> _TASK DATA_:

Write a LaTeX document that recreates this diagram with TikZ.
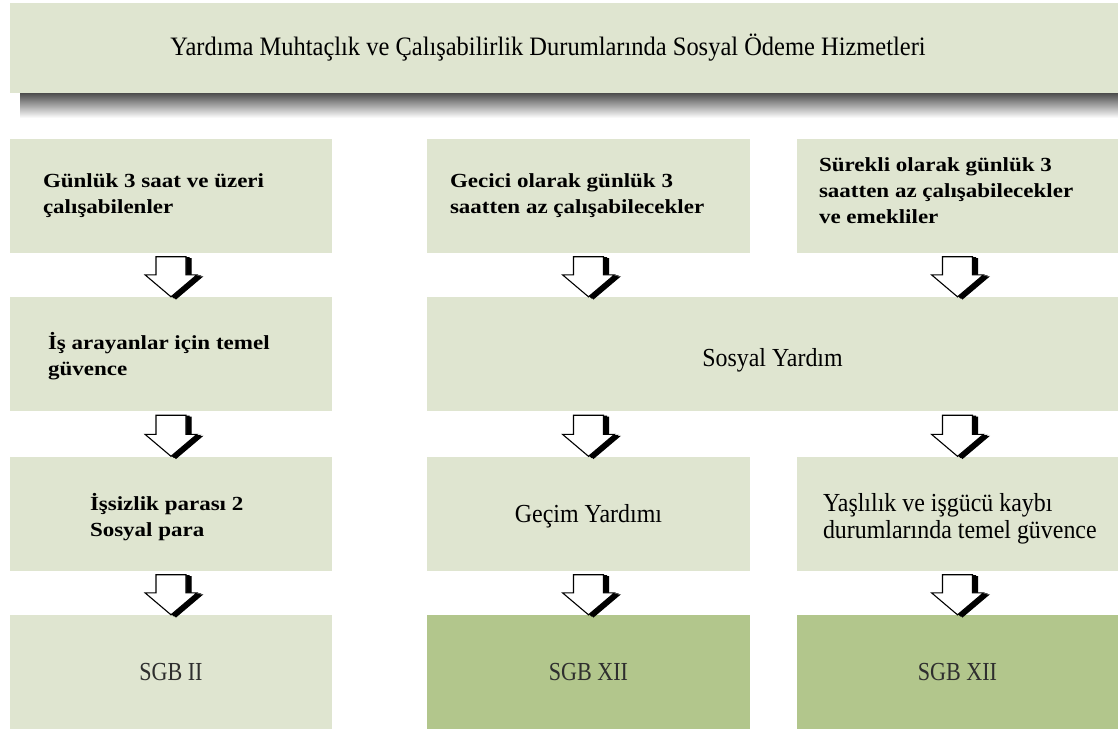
--
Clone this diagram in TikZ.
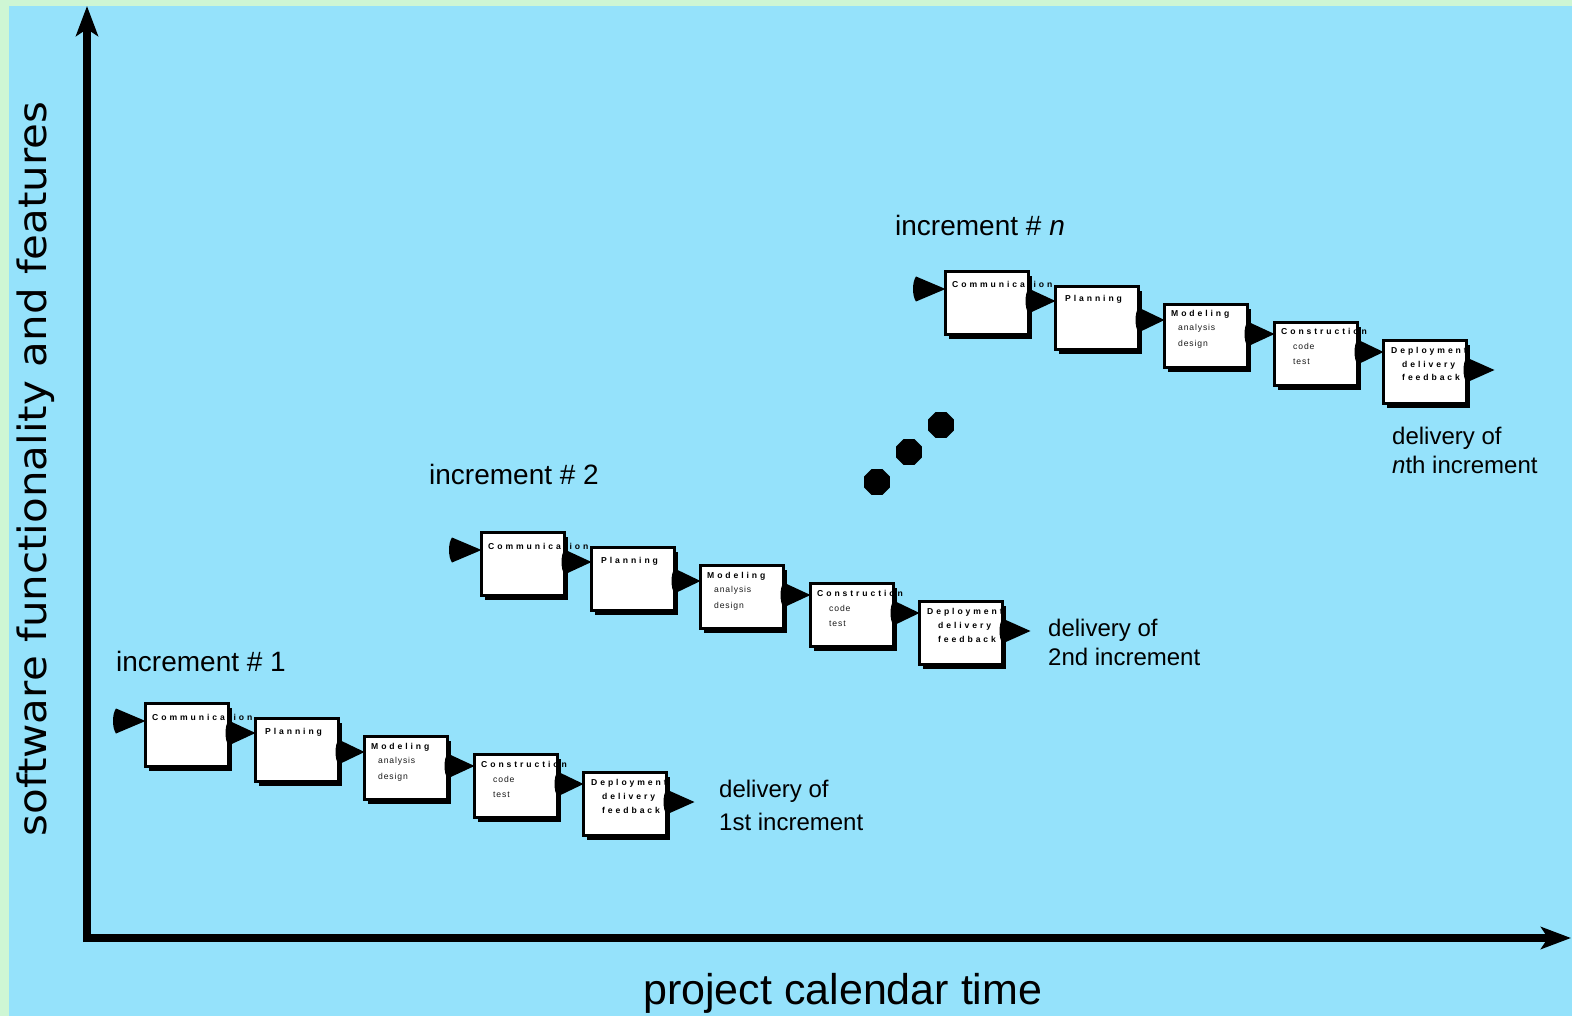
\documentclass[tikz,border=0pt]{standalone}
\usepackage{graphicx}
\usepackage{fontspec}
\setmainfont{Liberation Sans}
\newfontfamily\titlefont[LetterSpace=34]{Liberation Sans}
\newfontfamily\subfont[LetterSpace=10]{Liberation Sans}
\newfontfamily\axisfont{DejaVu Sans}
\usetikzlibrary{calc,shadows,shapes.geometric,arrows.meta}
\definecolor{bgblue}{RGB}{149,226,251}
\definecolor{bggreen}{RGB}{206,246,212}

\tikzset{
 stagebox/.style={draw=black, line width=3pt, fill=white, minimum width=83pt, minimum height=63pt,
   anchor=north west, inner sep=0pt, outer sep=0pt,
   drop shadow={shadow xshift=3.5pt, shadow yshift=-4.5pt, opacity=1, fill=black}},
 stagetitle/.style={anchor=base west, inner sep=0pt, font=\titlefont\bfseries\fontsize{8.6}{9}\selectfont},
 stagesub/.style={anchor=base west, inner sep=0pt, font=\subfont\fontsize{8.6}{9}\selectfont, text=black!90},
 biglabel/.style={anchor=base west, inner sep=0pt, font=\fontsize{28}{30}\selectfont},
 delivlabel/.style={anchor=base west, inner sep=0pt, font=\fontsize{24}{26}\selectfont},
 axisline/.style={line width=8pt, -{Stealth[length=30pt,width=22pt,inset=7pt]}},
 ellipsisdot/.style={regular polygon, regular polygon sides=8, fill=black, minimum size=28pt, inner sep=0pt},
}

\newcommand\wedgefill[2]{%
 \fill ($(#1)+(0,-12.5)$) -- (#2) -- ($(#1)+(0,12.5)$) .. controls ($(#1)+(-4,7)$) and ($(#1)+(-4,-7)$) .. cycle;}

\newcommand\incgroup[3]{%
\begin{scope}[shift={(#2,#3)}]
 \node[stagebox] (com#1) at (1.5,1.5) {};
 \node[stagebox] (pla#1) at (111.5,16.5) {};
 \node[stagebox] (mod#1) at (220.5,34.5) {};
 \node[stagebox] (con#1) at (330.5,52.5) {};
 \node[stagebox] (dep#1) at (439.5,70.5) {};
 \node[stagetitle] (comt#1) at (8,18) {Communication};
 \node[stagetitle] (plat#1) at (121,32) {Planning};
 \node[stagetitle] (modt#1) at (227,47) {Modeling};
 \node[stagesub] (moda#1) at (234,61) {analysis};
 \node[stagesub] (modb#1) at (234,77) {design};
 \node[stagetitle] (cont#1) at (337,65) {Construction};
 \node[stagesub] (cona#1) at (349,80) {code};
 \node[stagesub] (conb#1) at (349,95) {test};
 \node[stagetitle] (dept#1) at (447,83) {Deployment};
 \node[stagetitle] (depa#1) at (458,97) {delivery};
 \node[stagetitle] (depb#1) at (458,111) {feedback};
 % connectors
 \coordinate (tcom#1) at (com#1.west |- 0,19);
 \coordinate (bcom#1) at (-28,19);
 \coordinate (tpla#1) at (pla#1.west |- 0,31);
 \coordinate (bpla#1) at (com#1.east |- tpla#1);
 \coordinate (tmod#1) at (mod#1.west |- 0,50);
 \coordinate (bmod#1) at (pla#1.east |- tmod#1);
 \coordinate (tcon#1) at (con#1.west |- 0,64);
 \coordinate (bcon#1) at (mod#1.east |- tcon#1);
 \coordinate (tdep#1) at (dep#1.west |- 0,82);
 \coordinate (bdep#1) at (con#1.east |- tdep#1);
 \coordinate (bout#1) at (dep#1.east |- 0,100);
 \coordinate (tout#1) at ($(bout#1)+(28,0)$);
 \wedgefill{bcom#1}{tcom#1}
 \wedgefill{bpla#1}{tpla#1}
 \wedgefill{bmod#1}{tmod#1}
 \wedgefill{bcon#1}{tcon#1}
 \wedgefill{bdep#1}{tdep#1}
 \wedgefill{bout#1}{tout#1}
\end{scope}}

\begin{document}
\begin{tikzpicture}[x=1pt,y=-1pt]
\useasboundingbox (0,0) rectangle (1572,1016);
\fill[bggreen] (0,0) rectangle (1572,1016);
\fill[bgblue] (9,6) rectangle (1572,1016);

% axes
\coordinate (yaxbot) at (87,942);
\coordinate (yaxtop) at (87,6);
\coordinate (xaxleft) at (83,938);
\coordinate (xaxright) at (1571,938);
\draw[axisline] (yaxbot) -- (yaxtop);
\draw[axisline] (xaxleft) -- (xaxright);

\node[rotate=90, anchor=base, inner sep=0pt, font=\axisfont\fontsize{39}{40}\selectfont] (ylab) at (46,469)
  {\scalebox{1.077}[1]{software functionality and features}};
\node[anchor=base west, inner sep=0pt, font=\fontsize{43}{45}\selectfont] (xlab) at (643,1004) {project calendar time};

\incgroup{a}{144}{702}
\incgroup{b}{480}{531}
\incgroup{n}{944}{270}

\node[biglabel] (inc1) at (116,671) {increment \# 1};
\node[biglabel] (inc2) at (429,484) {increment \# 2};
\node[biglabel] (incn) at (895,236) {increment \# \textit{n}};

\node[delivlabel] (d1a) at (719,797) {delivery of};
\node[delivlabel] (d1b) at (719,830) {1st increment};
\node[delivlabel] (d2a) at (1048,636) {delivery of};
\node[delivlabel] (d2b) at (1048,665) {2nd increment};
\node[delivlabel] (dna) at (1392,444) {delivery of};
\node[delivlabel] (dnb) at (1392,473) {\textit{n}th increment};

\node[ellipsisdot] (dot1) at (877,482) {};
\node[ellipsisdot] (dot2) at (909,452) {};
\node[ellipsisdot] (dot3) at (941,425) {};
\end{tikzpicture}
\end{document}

> _DO THIS_: From the line containing "Clone this diagram in TikZ." through the line containing "($(#1)+(0,-12.5)$) -- (#2)", copy every line above exactly, without pictures.

> _EXERCISE SOLUTION_:
Clone this diagram in TikZ.
\documentclass[tikz,border=0pt]{standalone}
\usepackage{graphicx}
\usepackage{fontspec}
\setmainfont{Liberation Sans}
\newfontfamily\titlefont[LetterSpace=34]{Liberation Sans}
\newfontfamily\subfont[LetterSpace=10]{Liberation Sans}
\newfontfamily\axisfont{DejaVu Sans}
\usetikzlibrary{calc,shadows,shapes.geometric,arrows.meta}
\definecolor{bgblue}{RGB}{149,226,251}
\definecolor{bggreen}{RGB}{206,246,212}

\tikzset{
 stagebox/.style={draw=black, line width=3pt, fill=white, minimum width=83pt, minimum height=63pt,
   anchor=north west, inner sep=0pt, outer sep=0pt,
   drop shadow={shadow xshift=3.5pt, shadow yshift=-4.5pt, opacity=1, fill=black}},
 stagetitle/.style={anchor=base west, inner sep=0pt, font=\titlefont\bfseries\fontsize{8.6}{9}\selectfont},
 stagesub/.style={anchor=base west, inner sep=0pt, font=\subfont\fontsize{8.6}{9}\selectfont, text=black!90},
 biglabel/.style={anchor=base west, inner sep=0pt, font=\fontsize{28}{30}\selectfont},
 delivlabel/.style={anchor=base west, inner sep=0pt, font=\fontsize{24}{26}\selectfont},
 axisline/.style={line width=8pt, -{Stealth[length=30pt,width=22pt,inset=7pt]}},
 ellipsisdot/.style={regular polygon, regular polygon sides=8, fill=black, minimum size=28pt, inner sep=0pt},
}

\newcommand\wedgefill[2]{%
 \fill ($(#1)+(0,-12.5)$) -- (#2) -- ($(#1)+(0,12.5)$) .. controls ($(#1)+(-4,7)$) and ($(#1)+(-4,-7)$) .. cycle;}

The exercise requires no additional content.